EVERYTHING MUST HAVE AN ORDERABLE PART NUMBER OR INTERNAL PART NUMBER.
But the resistors are the easy parts. SMD thick film resistors are basically all interchangeable. Things like the ceramic capacitors (MLCCs) cannot be substituted for each other because they all bloody well behave differently so good luck getting the same behavior if you randomly pick a capacitor vendor on LCSC each time you build boards! That's how EEs get fired, and deserve it.
When I generate a build package in Altium, it has complete lists of every part in the design, its MPN, at least one supplier to purchase it, and the SPN for that MPN. (Sometimes internal parts don't have suppliers assigned, but then they're tracked elsewhere in the project or company organization.) There are also assigned alternates in many cases, though they are typically inadequate.

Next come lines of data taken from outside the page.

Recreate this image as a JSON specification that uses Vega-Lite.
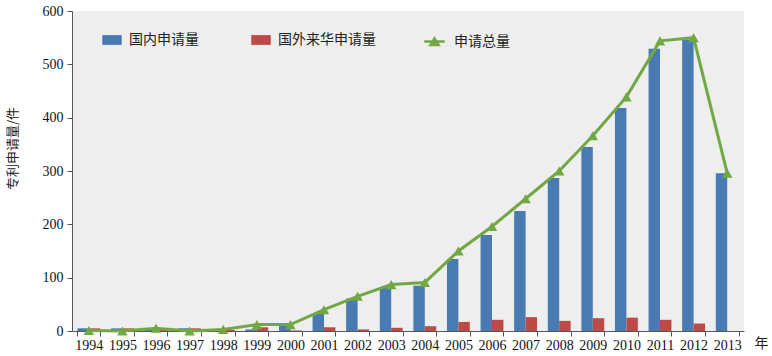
{
  "$schema": "https://vega.github.io/schema/vega-lite/v6.json",
  "width": 672,
  "height": 320,
  "autosize": {"type": "none"},
  "padding": {"left": 72, "top": 11, "right": 28, "bottom": 25},
  "background": "white",
  "config": {
    "view": {"fill": "#EDEEED", "stroke": null},
    "axis": {"labelFont": "Liberation Serif", "labelFontSize": 14, "labelColor": "#111", "domainColor": "#555", "tickColor": "#555", "grid": false, "titleFont": "Noto Sans CJK SC", "titleFontWeight": "normal", "titleColor": "#222"},
    "legend": {"labelFont": "Noto Sans CJK SC", "labelFontSize": 14, "labelColor": "#222"}
  },
  "data": {
    "values": [
      {"year": "1994", "series": "国内申请量", "value": 5}, {"year": "1994", "series": "国外来华申请量", "value": 5}, {"year": "1994", "series": "申请总量", "value": 1},
      {"year": "1995", "series": "国内申请量", "value": 5}, {"year": "1995", "series": "国外来华申请量", "value": 5}, {"year": "1995", "series": "申请总量", "value": 0},
      {"year": "1996", "series": "国内申请量", "value": 5}, {"year": "1996", "series": "国外来华申请量", "value": 5}, {"year": "1996", "series": "申请总量", "value": 5},
      {"year": "1997", "series": "国内申请量", "value": 5}, {"year": "1997", "series": "国外来华申请量", "value": 5}, {"year": "1997", "series": "申请总量", "value": 0},
      {"year": "1998", "series": "国内申请量", "value": 3}, {"year": "1998", "series": "国外来华申请量", "value": 2}, {"year": "1998", "series": "申请总量", "value": 3},
      {"year": "1999", "series": "国内申请量", "value": 3}, {"year": "1999", "series": "国外来华申请量", "value": 7}, {"year": "1999", "series": "申请总量", "value": 12},
      {"year": "2000", "series": "国内申请量", "value": 12}, {"year": "2000", "series": "国外来华申请量", "value": 1}, {"year": "2000", "series": "申请总量", "value": 12},
      {"year": "2001", "series": "国内申请量", "value": 33}, {"year": "2001", "series": "国外来华申请量", "value": 7}, {"year": "2001", "series": "申请总量", "value": 40},
      {"year": "2002", "series": "国内申请量", "value": 61}, {"year": "2002", "series": "国外来华申请量", "value": 3}, {"year": "2002", "series": "申请总量", "value": 65},
      {"year": "2003", "series": "国内申请量", "value": 82}, {"year": "2003", "series": "国外来华申请量", "value": 6}, {"year": "2003", "series": "申请总量", "value": 87},
      {"year": "2004", "series": "国内申请量", "value": 85}, {"year": "2004", "series": "国外来华申请量", "value": 9}, {"year": "2004", "series": "申请总量", "value": 91},
      {"year": "2005", "series": "国内申请量", "value": 135}, {"year": "2005", "series": "国外来华申请量", "value": 17}, {"year": "2005", "series": "申请总量", "value": 150},
      {"year": "2006", "series": "国内申请量", "value": 180}, {"year": "2006", "series": "国外来华申请量", "value": 21}, {"year": "2006", "series": "申请总量", "value": 196},
      {"year": "2007", "series": "国内申请量", "value": 225}, {"year": "2007", "series": "国外来华申请量", "value": 26}, {"year": "2007", "series": "申请总量", "value": 248},
      {"year": "2008", "series": "国内申请量", "value": 287}, {"year": "2008", "series": "国外来华申请量", "value": 19}, {"year": "2008", "series": "申请总量", "value": 300},
      {"year": "2009", "series": "国内申请量", "value": 345}, {"year": "2009", "series": "国外来华申请量", "value": 24}, {"year": "2009", "series": "申请总量", "value": 366},
      {"year": "2010", "series": "国内申请量", "value": 418}, {"year": "2010", "series": "国外来华申请量", "value": 25}, {"year": "2010", "series": "申请总量", "value": 439},
      {"year": "2011", "series": "国内申请量", "value": 529}, {"year": "2011", "series": "国外来华申请量", "value": 21}, {"year": "2011", "series": "申请总量", "value": 544},
      {"year": "2012", "series": "国内申请量", "value": 546}, {"year": "2012", "series": "国外来华申请量", "value": 14}, {"year": "2012", "series": "申请总量", "value": 550},
      {"year": "2013", "series": "国内申请量", "value": 296}, {"year": "2013", "series": "国外来华申请量", "value": 0}, {"year": "2013", "series": "申请总量", "value": 296}
    ]
  },
  "encoding": {
    "x": {
      "field": "year", "type": "ordinal",
      "scale": {"paddingInner": 0.32, "paddingOuter": 0.16},
      "axis": {"labelAngle": 0, "tickBand": "extent", "tickSize": 5, "labelPadding": 2, "title": "年", "titleFontSize": 14, "titleAnchor": "end", "titleAlign": "left", "titleX": 682, "titleY": 12, "titleBaseline": "middle"}
    },
    "y": {
      "field": "value", "type": "quantitative",
      "scale": {"domain": [0, 600], "nice": false},
      "axis": {"values": [0, 100, 200, 300, 400, 500, 600], "tickSize": 5, "labelPadding": 4, "title": "专利申请量/件", "titleFontSize": 13, "titleAngle": -90, "titleX": -60, "titleY": 137, "titleAlign": "center", "titleBaseline": "middle"}
    }
  },
  "layer": [
    {
      "transform": [{"filter": "datum.series !== '申请总量'"}],
      "mark": {"type": "bar"},
      "encoding": {
        "xOffset": {"field": "series", "type": "nominal", "scale": {"domain": ["国内申请量", "国外来华申请量"], "paddingInner": 0}},
        "color": {
          "field": "series", "type": "nominal",
          "scale": {"domain": ["国内申请量", "国外来华申请量"], "range": ["#4A7AB2", "#BC4B48"]},
          "legend": {"title": null, "orient": "none", "direction": "horizontal", "legendX": 30, "legendY": 19, "symbolType": "M-1,-0.5H1V0.5H-1Z", "symbolSize": 380, "symbolStrokeWidth": 0, "labelOffset": 7, "columnPadding": 52}
        }
      }
    },
    {
      "transform": [{"filter": "datum.series === '申请总量'"}],
      "mark": {"type": "line", "strokeWidth": 3, "point": {"shape": "triangle-up", "size": 110, "filled": true, "opacity": 1}},
      "encoding": {
        "color": {
          "field": "series", "type": "nominal",
          "scale": {"domain": ["申请总量"], "range": ["#72A843"]},
          "legend": {"title": null, "orient": "none", "direction": "horizontal", "legendX": 351, "legendY": 19, "symbolType": "M-1,0H1M-0.4,0.35L0,-0.3L0.4,0.35Z", "symbolSize": 420, "symbolStrokeWidth": 2.5, "symbolFillColor": "#72A843", "symbolStrokeColor": "#72A843", "labelOffset": 8}
        }
      }
    }
  ],
  "resolve": {"scale": {"color": "independent"}, "legend": {"color": "independent"}}
}
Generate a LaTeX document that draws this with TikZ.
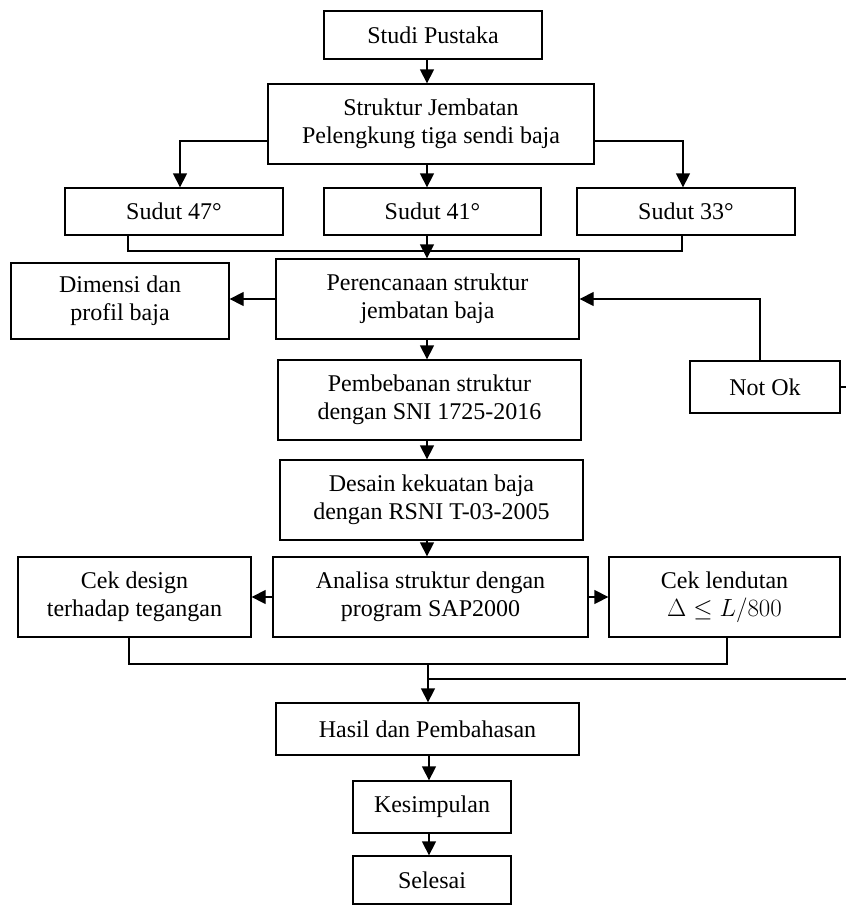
\documentclass[tikz,border=0pt]{standalone}
\usepackage{fontspec}
\setmainfont{Liberation Serif}
\usetikzlibrary{arrows.meta}

\tikzset{
  kotak/.style={draw,line width=1.3pt,align=center,inner sep=0pt,
    font=\fontsize{24}{28}\selectfont},
  panah/.style={line width=1.3pt,-{Triangle[length=14pt,width=14pt]}},
  garis/.style={line width=1.3pt}
}

\begin{document}
\begin{tikzpicture}[x=1pt,y=-1pt]
  \clip (0,0) rectangle (846,905);
  % sumbu tengah
  \coordinate (tengah) at (427,0);
  % baris atas
  \node[kotak,minimum width=218pt,minimum height=48pt] (studi) at (433,35) {Studi Pustaka};
  \node[kotak,minimum width=326pt,minimum height=80pt] (struktur) at (431,124)
    {Struktur Jembatan\\Pelengkung tiga sendi baja};
  % tiga sudut
  \node[kotak,minimum width=218pt,minimum height=47pt] (s47) at (174,211.5) {Sudut 47°};
  \node[kotak,minimum width=217pt,minimum height=47pt] (s41) at (432.5,211.5) {Sudut 41°};
  \node[kotak,minimum width=218pt,minimum height=47pt] (s33) at (686,211.5) {Sudut 33°};
  % perencanaan
  \node[kotak,minimum width=303pt,minimum height=80pt] (perenc) at (427.5,299)
    {Perencanaan struktur\\jembatan baja};
  \node[kotak,minimum width=218pt,minimum height=76pt] (dimensi) at (120,301)
    {Dimensi dan\\profil baja};
  \node[kotak,minimum width=150pt,minimum height=52pt] (notok) at (765,387) {Not Ok};
  % pembebanan dan desain
  \node[kotak,minimum width=303pt,minimum height=80pt] (pembeb) at (429.5,400)
    {Pembebanan struktur\\dengan SNI 1725-2016};
  \node[kotak,minimum width=303pt,minimum height=80pt] (desain) at (431.5,500)
    {Desain kekuatan baja\\dengan RSNI T-03-2005};
  % analisa
  \node[kotak,minimum width=315pt,minimum height=80pt] (analisa) at (430.5,597)
    {Analisa struktur dengan\\program SAP2000};
  \node[kotak,minimum width=233pt,minimum height=80pt] (cekdes) at (134.5,597)
    {Cek design\\terhadap tegangan};
  \node[kotak,minimum width=231pt,minimum height=80pt] (ceklen) at (724.5,597)
    {Cek lendutan\\$\Delta \leq L/800$};
  % akhir
  \node[kotak,minimum width=303pt,minimum height=52pt] (hasil) at (427.5,729) {Hasil dan Pembahasan};
  \node[kotak,minimum width=158pt,minimum height=52pt] (kesim) at (432,807) {Kesimpulan};
  \node[kotak,minimum width=158pt,minimum height=48pt] (selesai) at (432,880) {Selesai};

  \draw[panah] (studi.south -| tengah) -- (struktur.north -| tengah);
  \draw[panah] ([yshift=-17pt]struktur.west) -| ([xshift=6pt]s47.north);
  \draw[panah] ([yshift=-17pt]struktur.east) -| ([xshift=-3pt]s33.north);
  \draw[panah] (struktur.south -| tengah) -- (s41.north -| tengah);
  % sambungan sudut
  \coordinate (sambung1) at (427,251);
  \draw[garis] ([xshift=-46pt]s47.south) |- (sambung1) -| ([xshift=-4pt]s33.south);
  \draw[panah] (s41.south -| tengah) -- (perenc.north -| tengah);
  \draw[panah] (perenc.west) -- (dimensi.east |- perenc.west);
  \draw[panah] ([xshift=-5pt]notok.north) |- (perenc.east);
  \draw[panah] (perenc.south -| tengah) -- (pembeb.north -| tengah);
  \draw[panah] (pembeb.south -| tengah) -- (desain.north -| tengah);
  \draw[panah] (desain.south -| tengah) -- (analisa.north -| tengah);
  \draw[panah] (analisa.west) -- (cekdes.east);
  \draw[panah] (analisa.east) -- (ceklen.west);
  % sambungan cek
  \coordinate (sambung2) at (428,664);
  \draw[garis] ([xshift=-5.5pt]cekdes.south) |- (sambung2) -| ([xshift=2.5pt]ceklen.south);
  \draw[panah] (sambung2) -- (hasil.north -| sambung2);
  % kembali ke Not Ok
  \draw[garis] (428,679) -- (870,679) |- (notok.east);
  \draw[panah] (hasil.south -| 429,0) -- (kesim.north -| 429,0);
  \draw[panah] (kesim.south -| 429,0) -- (selesai.north -| 429,0);
\end{tikzpicture}
\end{document}
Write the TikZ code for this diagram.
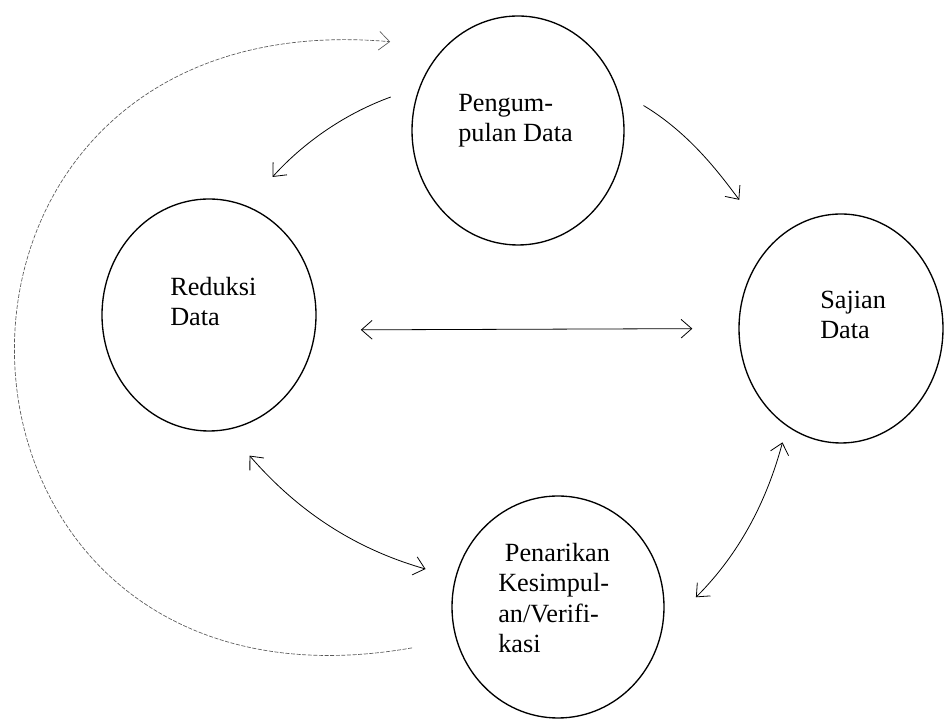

Larger projects should use entirely internal part numbering, but that's a real headwind for smaller stuff. All of this comes from a single master part database, plus a project part database, and never gets touched by hand after a library entry's birth.
KiCad is so crap at doing this that last month a client literally paid me thousands of dollars to fix up a garbage KiCad design package that didn't have this information properly stored. There are several add-ins for KiCad that claim to do BOMs better... but it's not standard, so if you don't document what you did and how (which you do not have to do in real CAD software, because it is built in and the CAD vendor documentation plus the years of built-up lore will cover you!) it may as well not exist. Certainly it didn't exist in any sort of usable form for this project.
Only if you've put in the effort to make that database in the first place, which Altium makes pretty annoyingly difficult. I really don't like Altium's mess of options for parts libraries, the defaults for which all suck and a sensible setup requiring a lot of fiddling. I haven't dived too deep into KiCad's setup here recently, but it'd have to try hard to be worse than Altium. The difference is cultural, not tooling.
Any archived version?
Well, that bodes well for the rest of the article..
I didn't know HN could bury a site like that.
Edit: I had to turn off my VPN and now it works.